### Task requirements
Identify each line in the records below that contains the word "chart", and copy it.

* begin *

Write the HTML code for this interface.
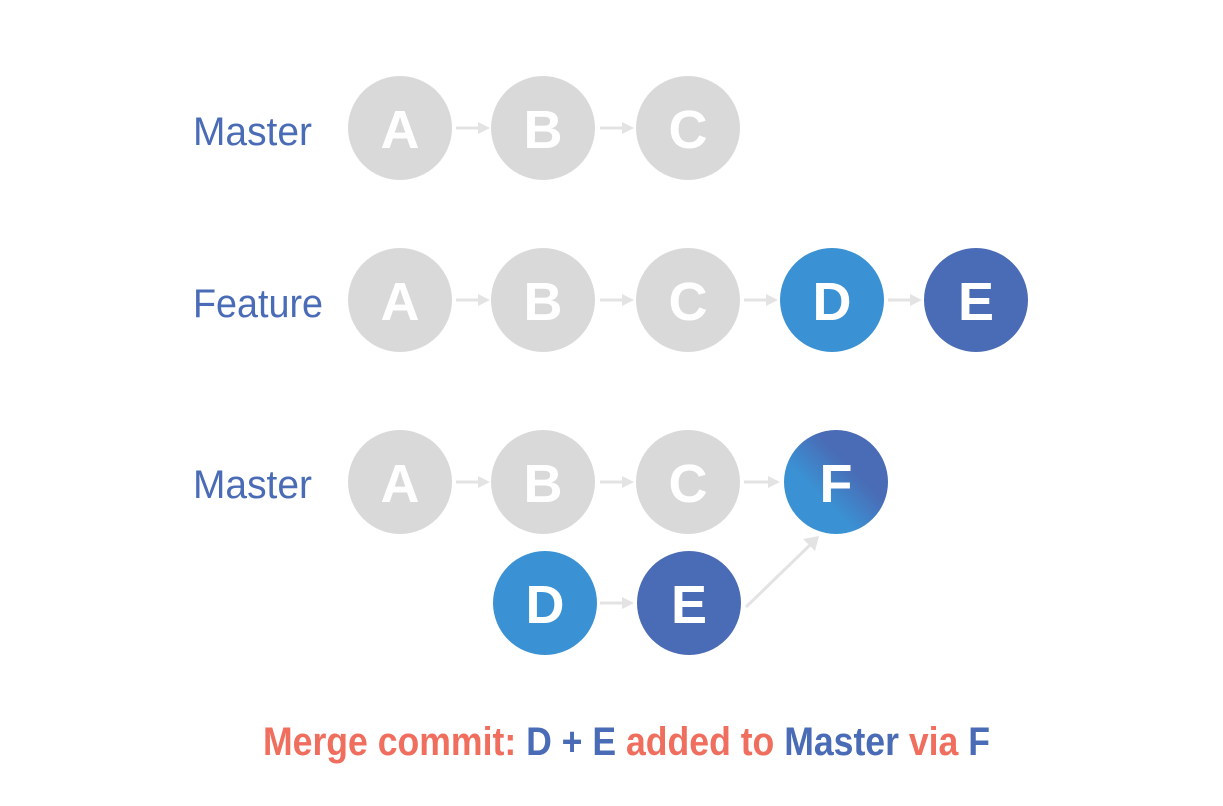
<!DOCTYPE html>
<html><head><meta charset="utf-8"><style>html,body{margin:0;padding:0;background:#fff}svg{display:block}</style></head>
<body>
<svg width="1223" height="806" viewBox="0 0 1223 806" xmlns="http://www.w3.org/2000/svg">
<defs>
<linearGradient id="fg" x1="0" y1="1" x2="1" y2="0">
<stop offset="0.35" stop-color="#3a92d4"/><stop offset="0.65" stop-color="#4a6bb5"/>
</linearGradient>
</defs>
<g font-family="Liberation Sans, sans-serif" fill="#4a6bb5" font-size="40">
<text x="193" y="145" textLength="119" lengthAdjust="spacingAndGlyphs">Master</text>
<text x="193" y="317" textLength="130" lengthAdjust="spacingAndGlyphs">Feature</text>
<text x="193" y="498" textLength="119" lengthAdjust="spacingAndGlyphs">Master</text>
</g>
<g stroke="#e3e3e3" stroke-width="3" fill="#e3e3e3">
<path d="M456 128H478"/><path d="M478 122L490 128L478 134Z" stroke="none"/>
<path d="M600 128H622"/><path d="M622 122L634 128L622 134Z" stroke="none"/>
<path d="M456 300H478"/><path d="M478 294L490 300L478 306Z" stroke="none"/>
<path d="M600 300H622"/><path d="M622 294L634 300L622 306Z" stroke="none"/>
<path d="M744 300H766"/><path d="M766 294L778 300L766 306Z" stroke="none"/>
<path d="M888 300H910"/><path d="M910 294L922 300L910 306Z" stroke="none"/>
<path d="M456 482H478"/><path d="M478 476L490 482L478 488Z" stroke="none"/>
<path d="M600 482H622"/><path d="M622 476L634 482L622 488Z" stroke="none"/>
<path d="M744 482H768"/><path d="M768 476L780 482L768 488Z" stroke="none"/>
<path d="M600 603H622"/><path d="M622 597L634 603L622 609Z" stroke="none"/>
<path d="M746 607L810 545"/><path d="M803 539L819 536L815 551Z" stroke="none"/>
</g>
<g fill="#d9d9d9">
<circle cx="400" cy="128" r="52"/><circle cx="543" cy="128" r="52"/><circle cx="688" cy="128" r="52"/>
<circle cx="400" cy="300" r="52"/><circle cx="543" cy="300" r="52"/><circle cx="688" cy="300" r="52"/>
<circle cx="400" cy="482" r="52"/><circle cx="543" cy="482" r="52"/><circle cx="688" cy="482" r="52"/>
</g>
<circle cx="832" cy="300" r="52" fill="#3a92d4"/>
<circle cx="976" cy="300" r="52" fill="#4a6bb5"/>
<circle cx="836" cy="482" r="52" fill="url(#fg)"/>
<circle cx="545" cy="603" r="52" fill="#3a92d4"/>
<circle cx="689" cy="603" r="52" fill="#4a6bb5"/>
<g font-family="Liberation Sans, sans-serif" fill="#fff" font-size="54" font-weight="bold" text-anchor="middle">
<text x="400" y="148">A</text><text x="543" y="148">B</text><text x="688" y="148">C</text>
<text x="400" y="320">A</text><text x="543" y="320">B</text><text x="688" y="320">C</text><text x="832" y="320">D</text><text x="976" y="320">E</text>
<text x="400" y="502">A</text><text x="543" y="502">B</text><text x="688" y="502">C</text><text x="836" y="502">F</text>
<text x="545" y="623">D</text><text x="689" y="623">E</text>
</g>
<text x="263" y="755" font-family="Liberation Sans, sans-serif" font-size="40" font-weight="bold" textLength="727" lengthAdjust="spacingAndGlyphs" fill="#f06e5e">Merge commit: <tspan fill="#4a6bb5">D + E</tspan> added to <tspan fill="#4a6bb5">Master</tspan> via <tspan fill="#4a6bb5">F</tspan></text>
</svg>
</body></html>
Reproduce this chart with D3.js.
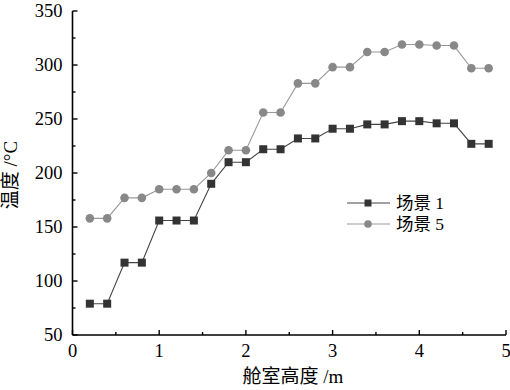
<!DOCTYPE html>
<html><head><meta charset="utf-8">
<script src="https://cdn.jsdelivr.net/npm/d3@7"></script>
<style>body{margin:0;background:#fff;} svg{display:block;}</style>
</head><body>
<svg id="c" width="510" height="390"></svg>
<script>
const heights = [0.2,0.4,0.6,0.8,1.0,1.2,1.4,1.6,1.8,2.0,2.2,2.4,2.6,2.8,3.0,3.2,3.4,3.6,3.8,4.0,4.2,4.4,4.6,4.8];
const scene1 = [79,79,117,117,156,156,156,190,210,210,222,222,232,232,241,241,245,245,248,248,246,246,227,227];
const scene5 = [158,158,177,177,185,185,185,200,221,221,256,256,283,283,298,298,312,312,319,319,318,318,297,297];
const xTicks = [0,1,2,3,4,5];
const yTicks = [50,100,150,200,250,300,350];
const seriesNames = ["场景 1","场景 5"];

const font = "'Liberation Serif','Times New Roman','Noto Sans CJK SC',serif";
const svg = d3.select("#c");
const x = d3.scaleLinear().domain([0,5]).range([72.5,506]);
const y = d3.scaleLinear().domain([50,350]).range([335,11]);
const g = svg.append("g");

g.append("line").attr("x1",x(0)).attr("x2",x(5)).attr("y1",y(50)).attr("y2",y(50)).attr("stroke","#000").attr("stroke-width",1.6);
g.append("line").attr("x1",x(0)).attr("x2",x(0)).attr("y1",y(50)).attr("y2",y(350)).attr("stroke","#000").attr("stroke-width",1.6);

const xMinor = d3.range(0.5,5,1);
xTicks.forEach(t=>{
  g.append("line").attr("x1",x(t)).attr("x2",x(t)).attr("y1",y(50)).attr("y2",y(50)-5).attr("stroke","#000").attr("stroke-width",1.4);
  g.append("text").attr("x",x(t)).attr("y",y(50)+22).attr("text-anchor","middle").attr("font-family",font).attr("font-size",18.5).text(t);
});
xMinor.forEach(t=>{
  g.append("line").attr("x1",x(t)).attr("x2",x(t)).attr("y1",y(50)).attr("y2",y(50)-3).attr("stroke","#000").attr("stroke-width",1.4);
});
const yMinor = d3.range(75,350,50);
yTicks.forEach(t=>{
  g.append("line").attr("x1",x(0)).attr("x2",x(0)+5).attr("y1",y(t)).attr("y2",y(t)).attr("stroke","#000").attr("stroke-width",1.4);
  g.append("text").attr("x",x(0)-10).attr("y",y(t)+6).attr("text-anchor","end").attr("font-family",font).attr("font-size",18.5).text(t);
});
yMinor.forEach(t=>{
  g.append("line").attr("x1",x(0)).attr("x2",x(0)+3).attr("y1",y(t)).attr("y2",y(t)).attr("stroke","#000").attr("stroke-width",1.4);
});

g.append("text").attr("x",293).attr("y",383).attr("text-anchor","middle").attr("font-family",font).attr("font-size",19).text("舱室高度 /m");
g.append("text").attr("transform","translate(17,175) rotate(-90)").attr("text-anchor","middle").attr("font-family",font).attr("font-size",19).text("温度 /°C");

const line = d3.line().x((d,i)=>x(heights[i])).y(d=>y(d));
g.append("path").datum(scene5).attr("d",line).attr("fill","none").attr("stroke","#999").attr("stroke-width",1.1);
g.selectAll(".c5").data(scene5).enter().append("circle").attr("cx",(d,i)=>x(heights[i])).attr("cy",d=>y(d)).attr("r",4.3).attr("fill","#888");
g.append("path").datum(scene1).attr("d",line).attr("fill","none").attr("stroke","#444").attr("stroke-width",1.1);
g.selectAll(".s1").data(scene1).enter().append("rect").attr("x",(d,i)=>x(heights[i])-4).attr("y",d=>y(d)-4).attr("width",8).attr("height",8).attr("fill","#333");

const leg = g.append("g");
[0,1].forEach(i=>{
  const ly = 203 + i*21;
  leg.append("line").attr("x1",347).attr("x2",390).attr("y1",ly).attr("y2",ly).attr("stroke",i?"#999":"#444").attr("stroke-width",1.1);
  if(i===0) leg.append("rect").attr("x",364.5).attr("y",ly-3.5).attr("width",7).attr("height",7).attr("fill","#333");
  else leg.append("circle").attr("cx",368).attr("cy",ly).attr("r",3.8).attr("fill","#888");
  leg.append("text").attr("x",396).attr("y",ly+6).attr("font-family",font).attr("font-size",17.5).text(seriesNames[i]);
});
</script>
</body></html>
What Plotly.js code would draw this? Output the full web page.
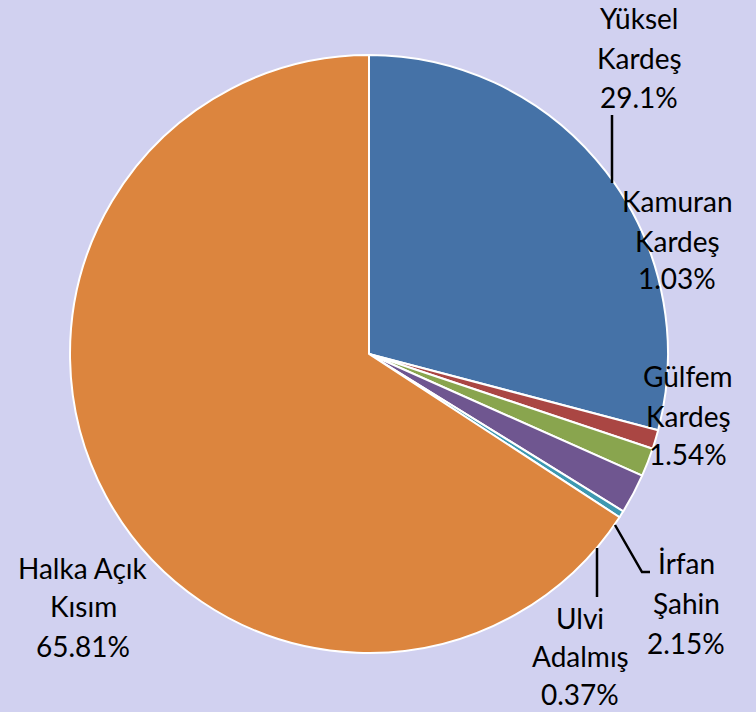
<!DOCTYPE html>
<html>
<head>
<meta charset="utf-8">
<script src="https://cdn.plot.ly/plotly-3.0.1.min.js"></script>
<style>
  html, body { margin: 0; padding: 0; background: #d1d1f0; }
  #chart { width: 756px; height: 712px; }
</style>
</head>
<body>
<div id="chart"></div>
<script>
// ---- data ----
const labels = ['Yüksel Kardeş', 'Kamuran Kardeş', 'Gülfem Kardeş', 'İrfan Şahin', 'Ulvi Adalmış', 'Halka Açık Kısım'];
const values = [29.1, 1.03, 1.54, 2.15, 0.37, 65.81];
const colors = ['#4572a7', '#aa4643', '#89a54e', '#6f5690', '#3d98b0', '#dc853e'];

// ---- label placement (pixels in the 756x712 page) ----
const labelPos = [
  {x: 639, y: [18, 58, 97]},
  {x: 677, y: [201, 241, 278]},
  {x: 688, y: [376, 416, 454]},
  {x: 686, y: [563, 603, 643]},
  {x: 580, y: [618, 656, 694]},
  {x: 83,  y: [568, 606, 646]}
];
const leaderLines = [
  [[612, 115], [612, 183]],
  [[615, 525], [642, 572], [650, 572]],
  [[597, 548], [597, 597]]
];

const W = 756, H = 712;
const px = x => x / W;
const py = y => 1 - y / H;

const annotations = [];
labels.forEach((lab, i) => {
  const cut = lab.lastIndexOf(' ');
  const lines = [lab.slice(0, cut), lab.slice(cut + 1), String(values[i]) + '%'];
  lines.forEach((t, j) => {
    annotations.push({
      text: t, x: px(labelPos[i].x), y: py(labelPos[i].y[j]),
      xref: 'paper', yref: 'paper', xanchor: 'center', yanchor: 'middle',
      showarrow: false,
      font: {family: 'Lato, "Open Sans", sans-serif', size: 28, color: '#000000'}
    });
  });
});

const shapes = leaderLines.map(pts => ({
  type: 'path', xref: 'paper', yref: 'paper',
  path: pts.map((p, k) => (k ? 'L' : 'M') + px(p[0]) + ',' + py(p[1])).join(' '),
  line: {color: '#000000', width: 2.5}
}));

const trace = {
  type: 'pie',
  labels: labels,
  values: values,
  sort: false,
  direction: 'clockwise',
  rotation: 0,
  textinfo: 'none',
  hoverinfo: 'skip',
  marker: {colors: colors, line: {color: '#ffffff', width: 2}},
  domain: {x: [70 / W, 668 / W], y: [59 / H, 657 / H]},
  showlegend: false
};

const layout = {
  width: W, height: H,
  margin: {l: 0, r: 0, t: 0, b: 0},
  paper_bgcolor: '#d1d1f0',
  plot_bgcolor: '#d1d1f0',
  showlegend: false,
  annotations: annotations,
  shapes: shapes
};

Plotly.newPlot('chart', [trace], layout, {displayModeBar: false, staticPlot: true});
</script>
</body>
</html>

* end *

### Response to the exercise
Reproduce this chart with D3.js.
  #chart { width: 756px; height: 712px; }
<div id="chart"></div>
Plotly.newPlot('chart', [trace], layout, {displayModeBar: false, staticPlot: true});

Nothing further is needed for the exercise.